### Given problem
Identify and copy all lines of the material where the string "chart" is found.

** Start of Data segment **

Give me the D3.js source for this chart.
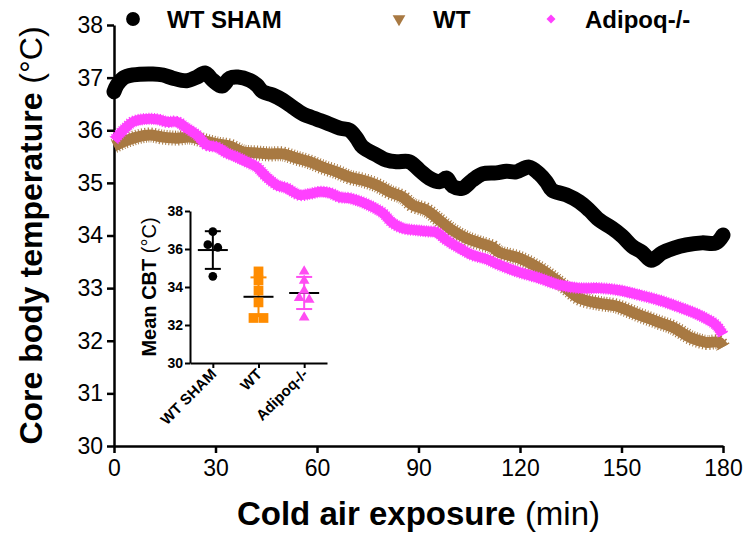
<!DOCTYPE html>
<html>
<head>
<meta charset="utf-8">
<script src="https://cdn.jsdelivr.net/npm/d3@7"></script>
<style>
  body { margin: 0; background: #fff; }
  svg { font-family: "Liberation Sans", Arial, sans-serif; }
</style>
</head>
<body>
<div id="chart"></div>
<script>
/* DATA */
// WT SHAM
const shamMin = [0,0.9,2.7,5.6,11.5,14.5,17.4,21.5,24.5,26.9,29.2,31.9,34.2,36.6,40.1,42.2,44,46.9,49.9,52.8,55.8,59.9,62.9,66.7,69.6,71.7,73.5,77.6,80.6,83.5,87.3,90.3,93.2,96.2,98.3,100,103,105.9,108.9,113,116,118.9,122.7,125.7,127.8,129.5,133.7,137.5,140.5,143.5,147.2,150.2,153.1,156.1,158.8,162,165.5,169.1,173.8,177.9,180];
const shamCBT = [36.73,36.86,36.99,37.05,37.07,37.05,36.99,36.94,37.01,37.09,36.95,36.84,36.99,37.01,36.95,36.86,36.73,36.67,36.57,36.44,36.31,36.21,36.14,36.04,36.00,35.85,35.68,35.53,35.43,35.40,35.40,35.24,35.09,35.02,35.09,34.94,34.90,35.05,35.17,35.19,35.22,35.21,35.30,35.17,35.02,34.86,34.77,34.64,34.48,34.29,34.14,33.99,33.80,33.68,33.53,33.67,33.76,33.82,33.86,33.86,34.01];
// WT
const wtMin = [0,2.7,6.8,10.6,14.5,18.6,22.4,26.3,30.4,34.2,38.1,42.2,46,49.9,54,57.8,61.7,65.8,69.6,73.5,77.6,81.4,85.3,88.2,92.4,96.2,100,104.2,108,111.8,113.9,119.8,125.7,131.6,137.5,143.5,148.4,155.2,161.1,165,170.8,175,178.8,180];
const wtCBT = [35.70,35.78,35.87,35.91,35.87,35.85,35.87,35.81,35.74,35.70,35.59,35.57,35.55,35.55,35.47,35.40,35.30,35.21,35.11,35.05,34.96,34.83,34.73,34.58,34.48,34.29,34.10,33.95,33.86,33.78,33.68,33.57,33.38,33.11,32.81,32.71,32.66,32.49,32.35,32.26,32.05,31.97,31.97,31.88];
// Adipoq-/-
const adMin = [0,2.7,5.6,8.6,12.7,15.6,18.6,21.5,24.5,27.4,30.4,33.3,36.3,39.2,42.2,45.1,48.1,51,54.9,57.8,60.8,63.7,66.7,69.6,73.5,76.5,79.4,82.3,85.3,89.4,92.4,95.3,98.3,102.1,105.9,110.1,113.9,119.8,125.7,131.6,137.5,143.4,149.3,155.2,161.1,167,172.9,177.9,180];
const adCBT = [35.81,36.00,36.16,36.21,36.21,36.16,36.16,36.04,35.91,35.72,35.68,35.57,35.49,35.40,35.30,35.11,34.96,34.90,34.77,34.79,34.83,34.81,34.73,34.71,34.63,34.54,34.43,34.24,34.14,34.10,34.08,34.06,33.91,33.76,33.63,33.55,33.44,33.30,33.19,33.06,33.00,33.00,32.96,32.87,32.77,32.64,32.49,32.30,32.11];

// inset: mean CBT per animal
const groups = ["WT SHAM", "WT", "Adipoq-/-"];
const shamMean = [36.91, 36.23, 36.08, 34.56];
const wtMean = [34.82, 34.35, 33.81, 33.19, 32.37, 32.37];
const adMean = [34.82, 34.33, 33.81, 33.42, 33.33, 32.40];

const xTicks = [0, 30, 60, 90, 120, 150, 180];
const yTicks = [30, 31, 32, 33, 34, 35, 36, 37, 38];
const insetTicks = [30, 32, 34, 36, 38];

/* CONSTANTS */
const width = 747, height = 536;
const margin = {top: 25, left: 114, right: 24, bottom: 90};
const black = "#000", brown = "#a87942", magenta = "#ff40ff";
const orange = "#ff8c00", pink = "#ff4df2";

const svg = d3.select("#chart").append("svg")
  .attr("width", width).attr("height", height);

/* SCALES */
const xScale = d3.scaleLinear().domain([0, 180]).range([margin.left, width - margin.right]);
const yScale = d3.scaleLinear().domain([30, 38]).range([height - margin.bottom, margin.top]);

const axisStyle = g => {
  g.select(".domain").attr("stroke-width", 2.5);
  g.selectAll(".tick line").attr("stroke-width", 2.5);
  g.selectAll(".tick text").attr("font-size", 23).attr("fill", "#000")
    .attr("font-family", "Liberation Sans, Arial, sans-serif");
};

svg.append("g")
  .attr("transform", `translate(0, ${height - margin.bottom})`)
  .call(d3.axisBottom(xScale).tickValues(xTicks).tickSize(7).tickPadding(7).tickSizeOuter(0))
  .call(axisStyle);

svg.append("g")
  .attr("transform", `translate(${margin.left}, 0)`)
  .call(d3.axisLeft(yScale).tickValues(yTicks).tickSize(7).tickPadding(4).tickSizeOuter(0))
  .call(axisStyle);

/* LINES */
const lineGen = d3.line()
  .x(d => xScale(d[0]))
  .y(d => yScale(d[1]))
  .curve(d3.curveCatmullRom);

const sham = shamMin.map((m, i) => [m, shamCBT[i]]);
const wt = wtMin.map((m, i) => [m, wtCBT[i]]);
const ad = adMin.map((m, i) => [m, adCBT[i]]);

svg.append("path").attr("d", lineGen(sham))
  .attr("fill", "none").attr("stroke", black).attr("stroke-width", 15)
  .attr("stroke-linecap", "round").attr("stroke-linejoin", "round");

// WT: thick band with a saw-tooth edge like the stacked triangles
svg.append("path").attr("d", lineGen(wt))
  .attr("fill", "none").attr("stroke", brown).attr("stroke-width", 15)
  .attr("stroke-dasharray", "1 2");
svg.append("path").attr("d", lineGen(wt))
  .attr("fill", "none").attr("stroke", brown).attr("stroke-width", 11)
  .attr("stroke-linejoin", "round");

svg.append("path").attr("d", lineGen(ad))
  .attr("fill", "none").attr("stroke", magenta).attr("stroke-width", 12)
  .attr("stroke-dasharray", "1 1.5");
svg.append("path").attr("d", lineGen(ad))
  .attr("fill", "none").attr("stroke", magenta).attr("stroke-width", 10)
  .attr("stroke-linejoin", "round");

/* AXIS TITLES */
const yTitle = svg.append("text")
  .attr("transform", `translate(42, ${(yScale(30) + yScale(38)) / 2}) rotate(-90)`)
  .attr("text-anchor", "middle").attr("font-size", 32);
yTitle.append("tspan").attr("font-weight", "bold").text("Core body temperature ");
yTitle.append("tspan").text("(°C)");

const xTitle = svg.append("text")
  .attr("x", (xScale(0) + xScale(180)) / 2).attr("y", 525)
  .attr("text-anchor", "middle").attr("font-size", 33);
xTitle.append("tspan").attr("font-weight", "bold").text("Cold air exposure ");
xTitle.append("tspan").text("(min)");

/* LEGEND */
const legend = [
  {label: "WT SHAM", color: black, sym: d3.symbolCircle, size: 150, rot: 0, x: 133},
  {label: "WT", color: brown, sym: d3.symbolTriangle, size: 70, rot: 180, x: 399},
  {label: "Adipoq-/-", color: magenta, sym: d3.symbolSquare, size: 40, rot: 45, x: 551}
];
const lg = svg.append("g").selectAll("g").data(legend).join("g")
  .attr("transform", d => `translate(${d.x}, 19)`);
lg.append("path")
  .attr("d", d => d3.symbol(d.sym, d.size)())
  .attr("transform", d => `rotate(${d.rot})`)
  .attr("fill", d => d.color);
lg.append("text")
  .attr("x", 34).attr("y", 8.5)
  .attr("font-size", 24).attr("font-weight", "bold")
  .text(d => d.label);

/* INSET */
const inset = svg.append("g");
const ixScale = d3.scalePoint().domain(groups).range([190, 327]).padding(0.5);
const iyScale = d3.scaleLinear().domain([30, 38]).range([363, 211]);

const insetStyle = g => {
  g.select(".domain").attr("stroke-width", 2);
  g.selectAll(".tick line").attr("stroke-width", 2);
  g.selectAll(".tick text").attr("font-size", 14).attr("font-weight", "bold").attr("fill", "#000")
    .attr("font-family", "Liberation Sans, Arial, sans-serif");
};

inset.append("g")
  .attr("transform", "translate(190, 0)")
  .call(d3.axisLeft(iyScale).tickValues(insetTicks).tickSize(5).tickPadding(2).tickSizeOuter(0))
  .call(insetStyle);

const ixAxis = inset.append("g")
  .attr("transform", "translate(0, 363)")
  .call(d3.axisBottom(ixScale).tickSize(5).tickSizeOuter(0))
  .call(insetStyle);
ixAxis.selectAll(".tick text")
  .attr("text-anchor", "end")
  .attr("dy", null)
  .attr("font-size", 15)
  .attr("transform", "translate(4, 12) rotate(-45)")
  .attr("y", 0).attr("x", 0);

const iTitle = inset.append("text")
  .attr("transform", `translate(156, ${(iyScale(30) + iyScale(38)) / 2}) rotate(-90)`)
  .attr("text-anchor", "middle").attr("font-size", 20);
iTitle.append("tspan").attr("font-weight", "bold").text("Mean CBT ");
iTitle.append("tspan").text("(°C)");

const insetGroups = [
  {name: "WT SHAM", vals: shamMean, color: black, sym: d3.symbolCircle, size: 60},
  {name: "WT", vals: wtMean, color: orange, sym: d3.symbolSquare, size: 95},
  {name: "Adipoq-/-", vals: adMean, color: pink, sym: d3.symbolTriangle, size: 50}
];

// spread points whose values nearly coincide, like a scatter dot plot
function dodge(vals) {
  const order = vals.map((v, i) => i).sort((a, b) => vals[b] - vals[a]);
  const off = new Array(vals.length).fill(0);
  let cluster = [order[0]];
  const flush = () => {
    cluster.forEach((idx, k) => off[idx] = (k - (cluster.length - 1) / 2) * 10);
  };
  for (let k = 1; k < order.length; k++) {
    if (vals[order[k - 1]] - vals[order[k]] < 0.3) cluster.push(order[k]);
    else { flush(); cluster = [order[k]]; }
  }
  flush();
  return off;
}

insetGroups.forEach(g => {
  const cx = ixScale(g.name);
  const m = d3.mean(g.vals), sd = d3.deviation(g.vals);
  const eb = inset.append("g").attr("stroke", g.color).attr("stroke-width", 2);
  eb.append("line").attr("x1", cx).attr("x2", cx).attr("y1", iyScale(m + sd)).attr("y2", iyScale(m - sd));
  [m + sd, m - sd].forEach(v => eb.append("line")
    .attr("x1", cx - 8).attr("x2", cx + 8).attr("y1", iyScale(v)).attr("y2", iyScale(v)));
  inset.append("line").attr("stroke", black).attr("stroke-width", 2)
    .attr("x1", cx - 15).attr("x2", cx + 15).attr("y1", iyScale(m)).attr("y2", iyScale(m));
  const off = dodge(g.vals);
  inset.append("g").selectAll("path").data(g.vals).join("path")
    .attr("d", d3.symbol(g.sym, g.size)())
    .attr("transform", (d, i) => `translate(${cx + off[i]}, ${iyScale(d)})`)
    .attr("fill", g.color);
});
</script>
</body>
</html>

** End of Data segment **

### Exercise output
Give me the D3.js source for this chart.
<div id="chart"></div>
const svg = d3.select("#chart").append("svg")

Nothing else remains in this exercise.